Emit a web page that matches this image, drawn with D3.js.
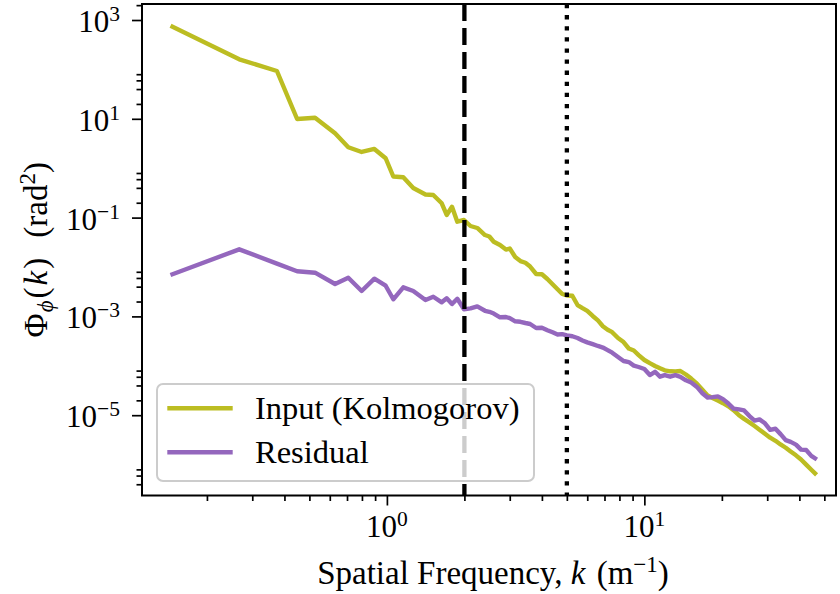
<!DOCTYPE html>
<html lang="en">
<head>
	<meta charset="UTF-8"/>
	<title>Phase power spectrum - input vs residual</title>
	<script src="https://d3js.org/d3.v7.min.js"></script>
	<style>
		body { margin: 0; background: #ffffff; }
		text { font-family: "Liberation Serif", "DejaVu Serif", serif; fill: #000000; }
	</style>
</head>
<body>
<div id="chart"></div>
<script>
	// spatial frequency k (m^-1), shared by both curves
	var freq = [0.147, 0.267, 0.374, 0.448, 0.526, 0.629, 0.708, 0.798, 0.894, 0.989,
		1.059, 1.158, 1.266, 1.412, 1.514, 1.633, 1.707, 1.790, 1.877, 1.993, 2.112, 2.244, 2.404,
		2.5, 2.6, 2.75, 2.9, 3.0, 3.15, 3.3, 3.45, 3.6, 3.8, 4.0, 4.2, 4.4, 4.6, 4.8,
		5.0, 5.25, 5.5, 5.75, 6.0, 6.3, 6.6, 6.9, 7.2, 7.5, 7.9, 8.3, 8.7, 9.1, 9.5,
		10, 10.5, 11, 11.5, 12, 12.6, 13.2, 13.8, 14.5, 15.2, 16, 16.8, 17.6, 18.4, 19.3,
		20.2, 21.2, 22.2, 23.3, 24.4, 25.6, 26.8, 28, 29.4, 30.8, 32.3, 33.8, 35.4, 37, 38.8,
		40.6, 42.5, 44.5, 46];

	// input (Kolmogorov) phase PSD (rad^2)
	var inputPsd = [731, 160, 92.8, 9.91, 10.5, 5.09, 2.66, 2.13, 2.45, 1.59,
		0.679, 0.654, 0.397, 0.294, 0.287, 0.195, 0.113, 0.166, 0.0826, 0.0894, 0.0676, 0.0616, 0.0444,
		0.0414, 0.0325, 0.0279, 0.0225, 0.0237, 0.0159, 0.0132, 0.0122, 0.0102, 0.00722,
		0.00712, 0.00572, 0.00447, 0.00354, 0.00284, 0.00265, 0.00262, 0.00170, 0.00147, 0.00129,
		1.02e-3, 8.30e-4, 6.33e-4, 5.38e-4, 4.79e-4, 3.65e-4, 3.03e-4, 2.24e-4, 2.04e-4, 1.65e-4,
		1.31e-4, 1.13e-4, 9.91e-5, 8.90e-5, 8.11e-5, 7.74e-5, 7.70e-5, 7.85e-5, 6.67e-5, 5.51e-5,
		4.36e-5, 3.28e-5, 2.52e-5, 2.23e-5, 1.97e-5, 1.75e-5, 1.51e-5, 1.26e-5, 1.00e-5, 8.42e-6,
		7.15e-6, 6.02e-6, 5.09e-6, 4.22e-6, 3.50e-6, 3.03e-6, 2.56e-6, 2.19e-6, 1.84e-6, 1.54e-6,
		1.27e-6, 1.00e-6, 7.88e-7, 6.67e-7];

	// residual phase PSD (rad^2)
	var residualPsd = [0.00712, 0.0228, 0.0117, 0.00818, 0.00767, 0.00453, 0.00607, 0.00327, 0.00580, 0.00418,
		0.00222, 0.00388, 0.00327, 0.00215, 0.00250, 0.00193, 0.00232, 0.00178, 0.00228, 0.00139, 0.00145, 0.00159, 0.00130,
		1.24e-3, 1.14e-3, 9.59e-4, 9.72e-4, 9.20e-4, 7.96e-4, 7.77e-4, 7.35e-4, 7.02e-4, 5.82e-4,
		5.88e-4, 5.26e-4, 4.77e-4, 4.30e-4, 4.38e-4, 4.14e-4, 3.97e-4, 3.65e-4, 3.25e-4, 2.98e-4,
		2.74e-4, 2.52e-4, 2.34e-4, 2.08e-4, 1.84e-4, 1.51e-4, 1.25e-4, 1.19e-4, 1.01e-4, 9.46e-5,
		8.61e-5, 6.51e-5, 7.56e-5, 6.02e-5, 6.48e-5, 6.02e-5, 6.45e-5, 5.99e-5, 5.09e-5, 4.59e-5,
		3.74e-5, 2.79e-5, 2.28e-5, 2.32e-5, 2.40e-5, 2.12e-5, 1.72e-5, 1.36e-5, 1.31e-5, 1.25e-5,
		9.59e-6, 7.77e-6, 8.22e-6, 6.86e-6, 5.04e-6, 5.31e-6, 4.14e-6, 3.13e-6, 2.88e-6, 2.54e-6,
		2.01e-6, 1.97e-6, 1.50e-6, 1.34e-6];

	var seriesNames = ["Input (Kolmogorov)", "Residual"];
	var seriesColors = ["#bcbd22", "#9467bd"];

	// tick labels
	var xTickValues = [1, 10];
	var yTickValues = [1e3, 1e1, 1e-1, 1e-3, 1e-5];

	// vertical reference lines
	var dashedK = 2;
	var dottedK = 5;

	//Window Size
	var w = 840;
	var h = 594;
	var plotL = 142, plotR = 836, plotT = 4, plotB = 495.5;

	var xScale = d3.scaleLog()
		.domain([0.1119, 55.5])
		.range([plotL, plotR]);

	var yScale = d3.scaleLog()
		.domain([2.368e-7, 2109])
		.range([plotB, plotT]);

	var svg = d3.select("#chart")
		.append("svg")
		.attr("width", w)
		.attr("height", h)
		.style("display", "block");

	svg.append("rect")
		.attr("width", w)
		.attr("height", h)
		.attr("fill", "#ffffff");

	//minor ticks
	var xMinor = [];
	[-1, 0, 1].forEach(function(e) {
		for (var m = 2; m <= 9; m++) {
			var v = m * Math.pow(10, e);
			if (v > 0.1119 && v < 55.5) xMinor.push(v);
		}
	});
	var yMinor = [];
	[-7, -5, -3, -1, 1, 3].forEach(function(e) {
		[2, 4, 6, 8].forEach(function(m) {
			var v = m * Math.pow(10, e);
			if (v > 2.368e-7 && v < 2109) yMinor.push(v);
		});
	});

	function supText(sel, v) {
		var e = Math.round(Math.log10(v));
		sel.text("10");
		sel.append("tspan")
			.attr("dy", "-11")
			.attr("font-size", "21.5px")
			.text(e < 0 ? "\u2212" + (-e) : "" + e);
	}

	// curves
	var line = d3.line()
		.x(function(d) { return xScale(d[0]); })
		.y(function(d) { return yScale(d[1]); });

	[inputPsd, residualPsd].forEach(function(vals, i) {
		svg.append("path")
			.datum(d3.zip(freq, vals))
			.attr("d", line)
			.attr("fill", "none")
			.attr("stroke", seriesColors[i])
			.attr("stroke-width", 4.4)
			.attr("stroke-linejoin", "round")
			.attr("stroke-linecap", "square");
	});

	// vertical lines at k = 2 and k = 5
	svg.append("line")
		.attr("x1", xScale(dashedK)).attr("x2", xScale(dashedK))
		.attr("y1", plotT).attr("y2", plotB)
		.attr("stroke", "#000").attr("stroke-width", 4.3)
		.attr("stroke-dasharray", "17,7");

	svg.append("line")
		.attr("x1", xScale(dottedK)).attr("x2", xScale(dottedK))
		.attr("y1", plotT).attr("y2", plotB)
		.attr("stroke", "#000").attr("stroke-width", 4.3)
		.attr("stroke-dasharray", "4.3,6.8");

	// axes
	var gx = svg.append("g").attr("transform", "translate(0," + plotB + ")");
	gx.call(d3.axisBottom(xScale).tickValues(xMinor).tickSize(5.5).tickFormat(""));
	gx.append("g").call(d3.axisBottom(xScale).tickValues(xTickValues).tickSize(10).tickFormat(""));

	var gy = svg.append("g").attr("transform", "translate(" + plotL + ",0)");
	gy.call(d3.axisLeft(yScale).tickValues(yMinor).tickSize(5.5).tickFormat(""));
	gy.append("g").call(d3.axisLeft(yScale).tickValues(yTickValues).tickSize(10).tickFormat(""));

	svg.selectAll(".domain").remove();
	svg.selectAll(".tick line").attr("stroke", "#000").attr("stroke-width", 1.7);
	svg.selectAll(".tick text").remove();

	svg.selectAll("text.xlab")
		.data(xTickValues)
		.enter()
		.append("text")
		.attr("class", "xlab")
		.attr("x", function(d) { return xScale(d); })
		.attr("y", 537)
		.attr("text-anchor", "middle")
		.attr("font-size", "31px")
		.each(function(d) { supText(d3.select(this), d); });

	svg.selectAll("text.ylab")
		.data(yTickValues)
		.enter()
		.append("text")
		.attr("class", "ylab")
		.attr("x", 120)
		.attr("y", function(d) { return yScale(d) + 12; })
		.attr("text-anchor", "end")
		.attr("font-size", "31px")
		.each(function(d) { supText(d3.select(this), d); });

	// frame
	svg.append("rect")
		.attr("x", plotL).attr("y", plotT)
		.attr("width", plotR - plotL).attr("height", plotB - plotT)
		.attr("fill", "none")
		.attr("stroke", "#000")
		.attr("stroke-width", 2);

	// axis titles
	var xt = svg.append("text")
		.attr("x", (plotL + plotR) / 2 + 4)
		.attr("y", 584)
		.attr("text-anchor", "middle")
		.attr("font-size", "33px");
	xt.append("tspan").text("Spatial Frequency, ");
	xt.append("tspan").attr("font-style", "italic").text("k");
	xt.append("tspan").attr("dx", "3").text("\u00A0(m");
	xt.append("tspan").attr("dy", "-12").attr("font-size", "23px").text("\u22121");
	xt.append("tspan").attr("dy", "12").text(")");

	var yt = svg.append("text")
		.attr("transform", "translate(47," + ((plotT + plotB) / 2) + ") rotate(-90)")
		.attr("text-anchor", "middle")
		.attr("font-size", "33px");
	yt.append("tspan").text("\u03A6");
	yt.append("tspan").attr("dx", "1").attr("dy", "6").attr("font-size", "23px").attr("font-style", "italic").text("\u03D5");
	yt.append("tspan").attr("dx", "2").attr("dy", "-6").text("(");
	yt.append("tspan").attr("dx", "2").attr("font-style", "italic").text("k");
	yt.append("tspan").attr("dx", "2").text(")");
	yt.append("tspan").attr("dx", "20").text("(rad");
	yt.append("tspan").attr("dy", "-12").attr("font-size", "23px").text("2");
	yt.append("tspan").attr("dy", "12").text(")");

	// legend
	var legend = svg.append("g");
	legend.append("rect")
		.attr("x", 157).attr("y", 384)
		.attr("width", 377).attr("height", 97)
		.attr("rx", 6)
		.attr("fill", "#ffffff").attr("fill-opacity", 0.8)
		.attr("stroke", "#cccccc").attr("stroke-width", 2);

	var items = legend.selectAll("g.item")
		.data(seriesNames)
		.enter()
		.append("g")
		.attr("class", "item")
		.attr("transform", function(d, i) { return "translate(0," + (408.3 + i * 44) + ")"; });

	items.append("line")
		.attr("x1", 167.3).attr("x2", 232.7)
		.attr("stroke", function(d, i) { return seriesColors[i]; })
		.attr("stroke-width", 4.4);

	items.append("text")
		.attr("x", 255)
		.attr("y", 10.5)
		.attr("font-size", "32.5px")
		.text(function(d) { return d; });
</script>
</body>
</html>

◆ Exercise details ◆
Extract, word for word, each line from the top of the data down to and including the line with "40.6, 42.5, 44.5, 46];"; skip the pictures.

◆ Answer for this exercise ◆
Emit a web page that matches this image, drawn with D3.js.
<!DOCTYPE html>
<html lang="en">
<head>
	<meta charset="UTF-8"/>
	<title>Phase power spectrum - input vs residual</title>
	<script src="https://d3js.org/d3.v7.min.js"></script>
	<style>
		body { margin: 0; background: #ffffff; }
		text { font-family: "Liberation Serif", "DejaVu Serif", serif; fill: #000000; }
	</style>
</head>
<body>
<div id="chart"></div>
<script>
	// spatial frequency k (m^-1), shared by both curves
	var freq = [0.147, 0.267, 0.374, 0.448, 0.526, 0.629, 0.708, 0.798, 0.894, 0.989,
		1.059, 1.158, 1.266, 1.412, 1.514, 1.633, 1.707, 1.790, 1.877, 1.993, 2.112, 2.244, 2.404,
		2.5, 2.6, 2.75, 2.9, 3.0, 3.15, 3.3, 3.45, 3.6, 3.8, 4.0, 4.2, 4.4, 4.6, 4.8,
		5.0, 5.25, 5.5, 5.75, 6.0, 6.3, 6.6, 6.9, 7.2, 7.5, 7.9, 8.3, 8.7, 9.1, 9.5,
		10, 10.5, 11, 11.5, 12, 12.6, 13.2, 13.8, 14.5, 15.2, 16, 16.8, 17.6, 18.4, 19.3,
		20.2, 21.2, 22.2, 23.3, 24.4, 25.6, 26.8, 28, 29.4, 30.8, 32.3, 33.8, 35.4, 37, 38.8,
		40.6, 42.5, 44.5, 46];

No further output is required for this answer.